Frankie Cosmos & Friends at the Echo

 

This past Saturday I was amped to see Frankie Cosmos grace the Echo again. This time she brought new friends, iji and Remambran.

Santa Barbara duo Remambran opened the show with folky alternative rock that was mostly gentle, but sometimes packed an unexpected punch. But I was most impressed with Seattle-based supergroup, iji, who really got the crowd moving. They played catchy, upbeat tunes with seriously unique lyrics and song titles including Orange Peel Moniker and the audience participation-friendly Candle Flame. This group was quite talented and very fun to watch. At times they reminded my of Vampire Weekend and Mac DeMarco, but their transitions were clearly all their own, incorporating several bass slides and intricate riffs into their heavily syncopated tracks. Their lyrics were almost comical as well, and it grew clear that this group truly has a good time creating their sound.

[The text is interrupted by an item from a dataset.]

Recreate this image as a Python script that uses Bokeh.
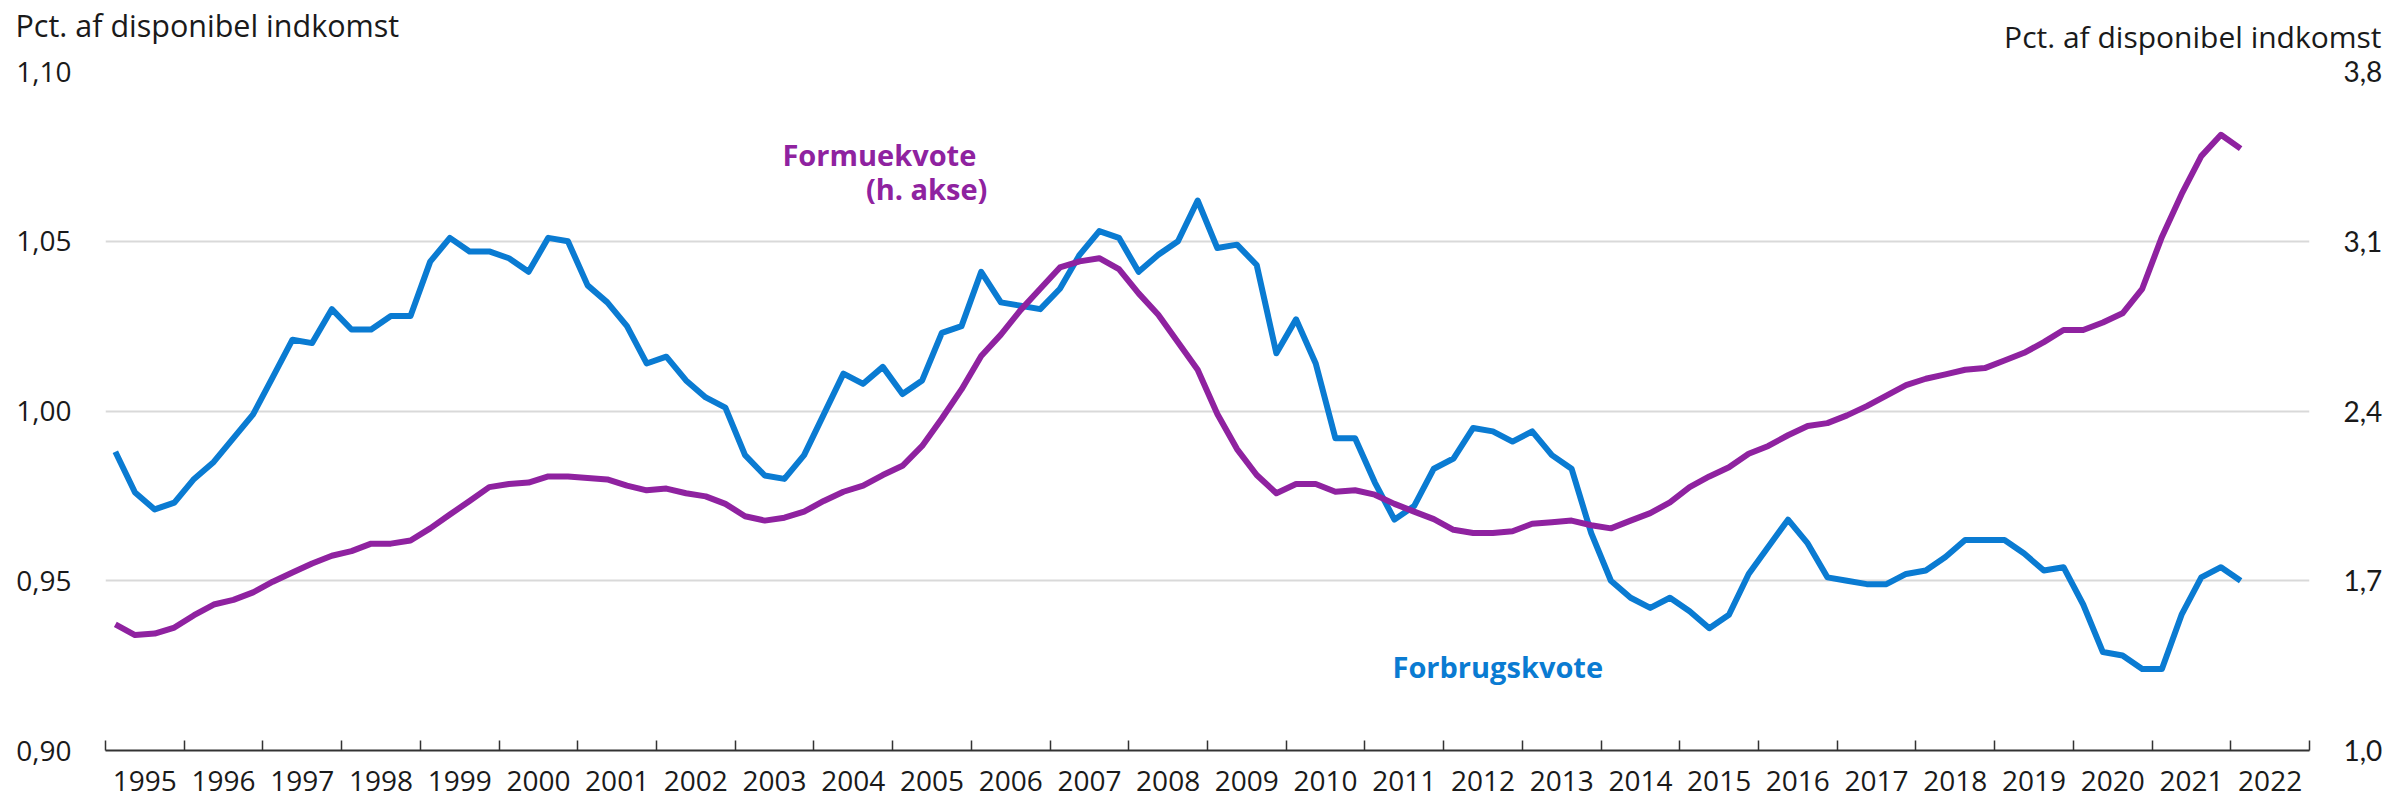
from bokeh.plotting import figure
from bokeh.models import Range1d, LinearAxis, FixedTicker, Label, Title, ColumnDataSource
from bokeh.embed import file_html
from bokeh.resources import INLINE

# Quarterly data 1995Q1 - 2022Q1
start_year = 1995
forbrugskvote = [
    0.988, 0.976, 0.971, 0.973,
    0.980, 0.985, 0.992, 0.999,
    1.010, 1.021, 1.020, 1.030,
    1.024, 1.024, 1.028, 1.028,
    1.044, 1.051, 1.047, 1.047,
    1.045, 1.041, 1.051, 1.050,
    1.037, 1.032, 1.025, 1.014,
    1.016, 1.009, 1.004, 1.001,
    0.987, 0.981, 0.980, 0.987,
    0.999, 1.011, 1.008, 1.013,
    1.005, 1.009, 1.023, 1.025,
    1.041, 1.032, 1.031, 1.030,
    1.036, 1.046, 1.053, 1.051,
    1.041, 1.046, 1.050, 1.062,
    1.048, 1.049, 1.043, 1.017,
    1.027, 1.014, 0.992, 0.992,
    0.979, 0.968, 0.972, 0.983,
    0.986, 0.995, 0.994, 0.991,
    0.994, 0.987, 0.983, 0.964,
    0.950, 0.945, 0.942, 0.945,
    0.941, 0.936, 0.940, 0.952,
    0.960, 0.968, 0.961, 0.951,
    0.950, 0.949, 0.949, 0.952,
    0.953, 0.957, 0.962, 0.962,
    0.962, 0.958, 0.953, 0.954,
    0.943, 0.929, 0.928, 0.924,
    0.924, 0.940, 0.951, 0.954,
    0.950,
]
formuekvote = [
    1.520, 1.476, 1.482, 1.507,
    1.558, 1.602, 1.621, 1.652,
    1.696, 1.734, 1.771, 1.803,
    1.822, 1.853, 1.853, 1.866,
    1.916, 1.973, 2.029, 2.086,
    2.099, 2.105, 2.130, 2.130,
    2.124, 2.118, 2.092, 2.073,
    2.080, 2.061, 2.048, 2.017,
    1.966, 1.948, 1.960, 1.985,
    2.029, 2.067, 2.092, 2.136,
    2.174, 2.256, 2.369, 2.489,
    2.627, 2.715, 2.816, 2.904,
    2.992, 3.017, 3.030, 2.985,
    2.885, 2.797, 2.684, 2.570,
    2.388, 2.243, 2.136, 2.061,
    2.099, 2.099, 2.067, 2.073,
    2.055, 2.017, 1.985, 1.954,
    1.910, 1.897, 1.897, 1.904,
    1.935, 1.941, 1.948, 1.929,
    1.916, 1.948, 1.979, 2.023,
    2.086, 2.130, 2.168, 2.224,
    2.256, 2.300, 2.338, 2.350,
    2.382, 2.420, 2.463, 2.507,
    2.533, 2.551, 2.570, 2.577,
    2.608, 2.640, 2.684, 2.734,
    2.734, 2.765, 2.803, 2.904,
    3.118, 3.294, 3.451, 3.539,
    3.482,
]
years = list(range(1995, 2023))
year_labels = [str(y) for y in years]
left_ticks = [0.90, 0.95, 1.00, 1.05, 1.10]
left_labels = ["0,90", "0,95", "1,00", "1,05", "1,10"]
right_ticks = [1.0, 1.7, 2.4, 3.1, 3.8]
right_labels = ["1,0", "1,7", "2,4", "3,1", "3,8"]
axis_title = "Pct. af disponibel indkomst"

BLUE = "#0a7bd2"
PURPLE = "#8f22a0"
FONT = "Open Sans"
FONT_R = "Lato"
TXT = "#1a1a1a"

xq = [start_year + (i + 0.5) / 4 for i in range(len(forbrugskvote))]
src = ColumnDataSource(dict(x=xq, fk=forbrugskvote, wk=formuekvote))

p = figure(width=2392, height=801, output_backend="svg", toolbar_location=None,
           title=None,
           x_range=Range1d(1995, 2023), y_range=Range1d(0.90, 1.10),
           min_border_left=105, min_border_right=83, min_border_top=71, min_border_bottom=51,
           background_fill_color="white", border_fill_color="white")
p.outline_line_color = None
p.extra_y_ranges = {"right": Range1d(1.0, 3.8)}

# right-hand axis title (label placed in the top panel, positioned in data space)
p.add_layout(Label(x=2023.915, y=1.1103, text=axis_title, text_align="right",
                   text_baseline="alphabetic", text_font=FONT, text_font_size="30px",
                   text_color=TXT), "above")
# left-hand axis title
p.add_layout(Title(text=axis_title, align="left", offset=-90, standoff=-31.6,
                   text_font=FONT, text_font_size="30.5px", text_font_style="normal",
                   text_color=TXT, vertical_align="bottom"), "above")

# grid
p.xgrid.visible = False
p.ygrid.ticker = FixedTicker(ticks=left_ticks)
p.ygrid.grid_line_color = "#d9d9d9"
p.ygrid.grid_line_width = 2

# left axis
p.yaxis.ticker = FixedTicker(ticks=left_ticks)
p.yaxis.major_label_overrides = {t: l for t, l in zip(left_ticks, left_labels)}
p.yaxis.axis_line_color = None
p.yaxis.major_tick_line_color = None
p.yaxis.minor_tick_line_color = None
p.yaxis.major_label_standoff = 28
p.yaxis.major_label_text_font = FONT
p.yaxis.major_label_text_font_size = "28px"
p.yaxis.major_label_text_color = TXT

# right axis
ra = LinearAxis(y_range_name="right", ticker=FixedTicker(ticks=right_ticks))
ra.major_label_overrides = {t: l for t, l in zip(right_ticks, right_labels)}
ra.axis_line_color = None
ra.major_tick_line_color = None
ra.minor_tick_line_color = None
ra.major_label_standoff = 28
ra.major_label_text_font = FONT_R
ra.major_label_text_font_size = "28px"
ra.major_label_text_color = TXT
p.add_layout(ra, "right")

# bottom axis: labels centred in year bands, tick marks at year boundaries
p.xaxis.ticker = FixedTicker(ticks=[y + 0.5 for y in years], minor_ticks=years + [2023])
p.xaxis.major_label_overrides = {y + 0.5: l for y, l in zip(years, year_labels)}
p.xaxis.major_tick_line_color = None
p.xaxis.major_tick_in = 0
p.xaxis.major_tick_out = 0
p.xaxis.minor_tick_in = 10
p.xaxis.minor_tick_out = 0
p.xaxis.minor_tick_line_color = "#333333"
p.xaxis.minor_tick_line_width = 1.5
p.xaxis.axis_line_color = "#333333"
p.xaxis.axis_line_width = 2
p.xaxis.major_label_standoff = 20
p.xaxis.major_label_text_font = FONT
p.xaxis.major_label_text_font_size = "28px"
p.xaxis.major_label_text_color = TXT

# lines
p.line("x", "fk", source=src, line_color=BLUE, line_width=6, line_join="round")
p.line("x", "wk", source=src, y_range_name="right", line_color=PURPLE, line_width=6, line_join="round")

# series labels
def lab(x, y, text, color):
    p.add_layout(Label(x=x, y=y, text=text, text_color=color, text_font=FONT,
                       text_font_size="29px", text_font_style="bold", text_align="left",
                       text_baseline="alphabetic"))

lab(2003.60, 1.0756, "Formuekvote", PURPLE)
lab(2004.66, 1.0656, "(h. akse)", PURPLE)
lab(2011.35, 0.9248, "Forbrugskvote", BLUE)

open("out.html", "w").write(file_html(p, INLINE))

What was most inspiring to also see was the mutual admiration between Frankie Cosmos and iji, as each frontman and woman donned each other’s caps and were invited to perform during each other’s sets.

Frankie Cosmos has quite a cult following in Los Angeles and I’m sure in various parts of the U.S. With her talent and charm, how could she not? Singer Greta Kline brought her A-game to this show with on-point vocals and engaging remarks to her fans.It was also not to my surprise that the frontman of iji happened to be a skilled saxophone improvisor, as he came to Cosmo’s rescue when she coyly asked if anyone in the audience played saxophone. For some of the tracks, she’d provide a brief, charmingly somber intro, such as “This song is about remembering that we all die alone,” with a smile, of course. They began with tracks from Next Thing and ended with a medley of tracks from Fit Me In.

I looked to the side after the show ended and to my delight there stood Mac Demarco, greeting and taking photos with concert-goers and fans with a  beer in his hand. And with that, the night ended at an early 9:00 p.m.—enough time to catch an entire new show or get really excited about being in bed by 10.